Studio Ghibli’s next project is about tiny people…and more!
Studio Ghibli announced their next project…and it is all about tiny people…and more! The project is based on Mary Norton’s The Borrowers (Yukashita no Kobito-tachi) novel.
The official website for Studio Ghibli’s next project, an adaptation of Mary Norton’s The Borrowers (Yukashita no Kobito-tachi) novel, has launched on Thursday. Studio co-founder Hayao Miyazaki has been planning the Karigurashi no Arrietty (The Borrower Arrietty) film since July of 2008, but as previously revealed by producer Toshio Suzuki, Miyazaki is not directing the next film. 36-year-old animator Hiromasa Yonebayashi is making his directorial debut with this project. The film will open in the summer of 2010.

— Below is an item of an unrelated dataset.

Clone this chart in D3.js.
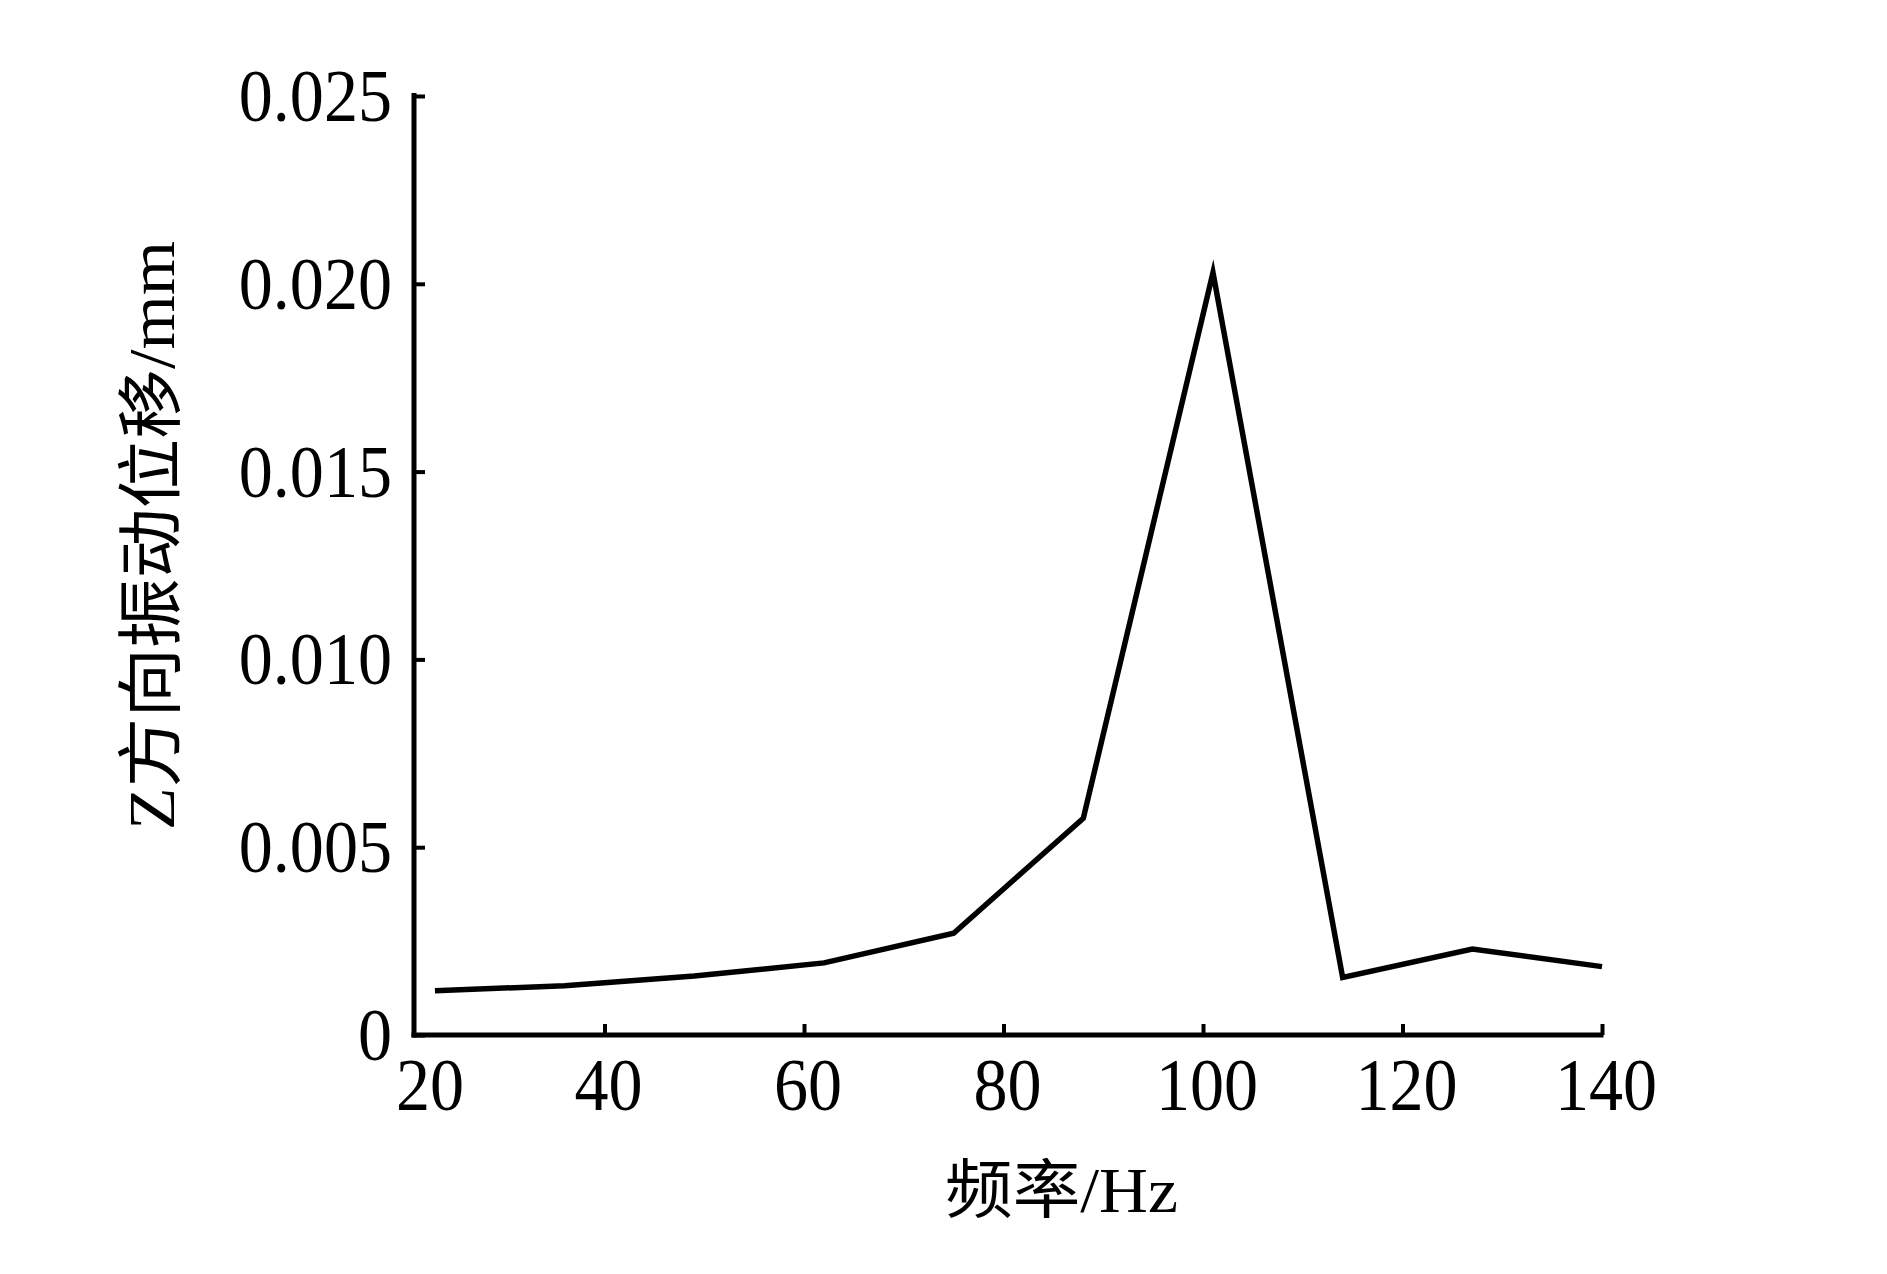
<!DOCTYPE html>
<html>
<head>
<meta charset="utf-8">
<script src="https://cdn.jsdelivr.net/npm/d3@7"></script>
<style>
  html, body { margin: 0; padding: 0; background: #fff; }
  svg { display: block; }
</style>
</head>
<body>
<script>
// ---- data ----
const freq = [23, 36, 49, 62, 75, 88, 101, 114, 127, 140];
const disp = [0.00118, 0.00131, 0.00157, 0.00192, 0.00271, 0.00577, 0.0203, 0.00153, 0.00229, 0.00182];
const xTicks = [20, 40, 60, 80, 100, 120, 140];
const xTickLabels = ["20", "40", "60", "80", "100", "120", "140"];
const yTicks = [0, 0.005, 0.010, 0.015, 0.020, 0.025];
const yTickLabels = ["0", "0.005", "0.010", "0.015", "0.020", "0.025"];
const xTitle = "频率/Hz";
const yTitle = "Z方向振动位移/mm";
const xLimits = [20.9, 140];
const yLimits = [0, 0.025];

(function () {
// ---- layout ----
const W = 1887, H = 1274;
const mLeft = 414, mRight = 1602, mTop = 96, mBottom = 1035;
const numFont = "'Liberation Serif','Times New Roman',serif";
const cjkFont = "'Liberation Serif','Noto Sans CJK SC',serif";

const svg = d3.select("body").append("svg").attr("width", W).attr("height", H);
svg.append("rect").attr("width", W).attr("height", H).attr("fill", "#fff");

const x = d3.scaleLinear().domain(xLimits).range([mLeft, mRight]);
const y = d3.scaleLinear().domain(yLimits).range([mBottom, mTop]);

// x axis ticks (inward)
const gx = svg.append("g").attr("transform", `translate(0,${mBottom})`)
  .call(d3.axisBottom(x).tickValues(xTicks.filter(v => v >= xLimits[0]))
    .tickSizeInner(-11).tickSizeOuter(0).tickFormat(""));
gx.select(".domain").remove();
gx.selectAll(".tick line").attr("stroke", "#000").attr("stroke-width", 4);

// y axis ticks (inward)
const gy = svg.append("g").attr("transform", `translate(${mLeft},0)`)
  .call(d3.axisLeft(y).tickValues(yTicks).tickSizeInner(-11).tickSizeOuter(0).tickFormat(""));
gy.select(".domain").remove();
gy.selectAll(".tick line").attr("stroke", "#000").attr("stroke-width", 4);

// axis lines
svg.append("line").attr("x1", x(xLimits[0])).attr("x2", x(xLimits[0]))
  .attr("y1", y(yLimits[1]) - 3).attr("y2", y(yLimits[0]) + 2.5)
  .attr("stroke", "#000").attr("stroke-width", 5);
svg.append("line").attr("x1", x(xLimits[0]) - 2.5).attr("x2", x(xLimits[1]) + 1.5)
  .attr("y1", y(yLimits[0])).attr("y2", y(yLimits[0]))
  .attr("stroke", "#000").attr("stroke-width", 5);

// tick labels (slightly horizontally condensed, as in the reference)
function condense(sel, factor) {
  sel.each(function () {
    const len = this.getComputedTextLength();
    d3.select(this).attr("textLength", len * factor).attr("lengthAdjust", "spacingAndGlyphs");
  });
}

const xl = svg.append("g").selectAll("text").data(xTicks).join("text")
  .attr("x", (d) => Math.max(x(d), x(xLimits[0])) + (d < xLimits[0] ? 16 : 4))
  .attr("y", mBottom + 75)
  .attr("text-anchor", "middle")
  .attr("font-family", numFont).attr("font-size", 74).attr("fill", "#000")
  .text((d, i) => xTickLabels[i]);
condense(xl, 0.92);

const yl = svg.append("g").selectAll("text").data(yTicks).join("text")
  .attr("x", mLeft - 22)
  .attr("y", (d) => y(d) + 25)
  .attr("text-anchor", "end")
  .attr("font-family", numFont).attr("font-size", 74).attr("fill", "#000")
  .text((d, i) => yTickLabels[i]);
condense(yl, 0.92);

// data line
const line = d3.line().x((d, i) => x(freq[i])).y((d) => y(d));
svg.append("path").datum(disp).attr("d", line)
  .attr("fill", "none").attr("stroke", "#000").attr("stroke-width", 5.5)
  .attr("stroke-linejoin", "miter").attr("stroke-miterlimit", 10);

// titles
svg.append("text").attr("x", 945).attr("y", 1212)
  .attr("font-family", cjkFont).attr("font-size", 64).attr("fill", "#000")
  .attr("textLength", 233).attr("lengthAdjust", "spacingAndGlyphs")
  .text(xTitle);

svg.append("text")
  .attr("transform", `translate(174,830) rotate(-90)`)
  .attr("font-family", cjkFont).attr("font-size", 66).attr("fill", "#000")
  .attr("textLength", 589).attr("lengthAdjust", "spacingAndGlyphs")
  .text(yTitle);
})();
</script>
</body>
</html>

The original, Carnegie Medal-winning 1952 novel revolves around the “little people” — 10 centimeters (about 4 inches) tall — who live underneath the floorboards of an English country house. (The Japanese title literally means “the little people under the floor.”) 14-year-old Arrietty and the rest of the Clock family live in peaceful anonymity as they make their own home from items “borrowed” from the house’s human inhabitants. However, life changes for the Clocks when a human boy discovers Arrietty. Ghibli’s adaptation will transport the setting from 1950s England to the Tokyo neighborhood of Koganei in 2010.
Yonebayashi was an assistant animation director of Ghibli’s Gedo Senki, and he was an animation director on the Mei to Konekobasu theatrical short. He was also a key animator on Howl’s Moving Castle, Ponyo on the Cliff by the Sea, and Spirited Away. Yonebayashi joined Ghibli in 1996, but Miyazaki and fellow Ghibli founder Isao Takahata had been contemplating an adaptation of The Borrowers for about 40 years.
Cecile Corbel co-wrote and performed the theme song “Arriety’s Song.” The song will be available on December 19 from several Japanese music distribution services, including Apple’s iTunes Store.
The novel has already been adapted into live-action in English three times — in 1973, 1992, and 1997.
Source: Mainichi Mantan via ANN / Official website
The story looks interesting and was adapted many times for live action movies…I think it was a wise move to adapt it into an anime…Studio Ghibli is behind it so We dont have to worry about its success!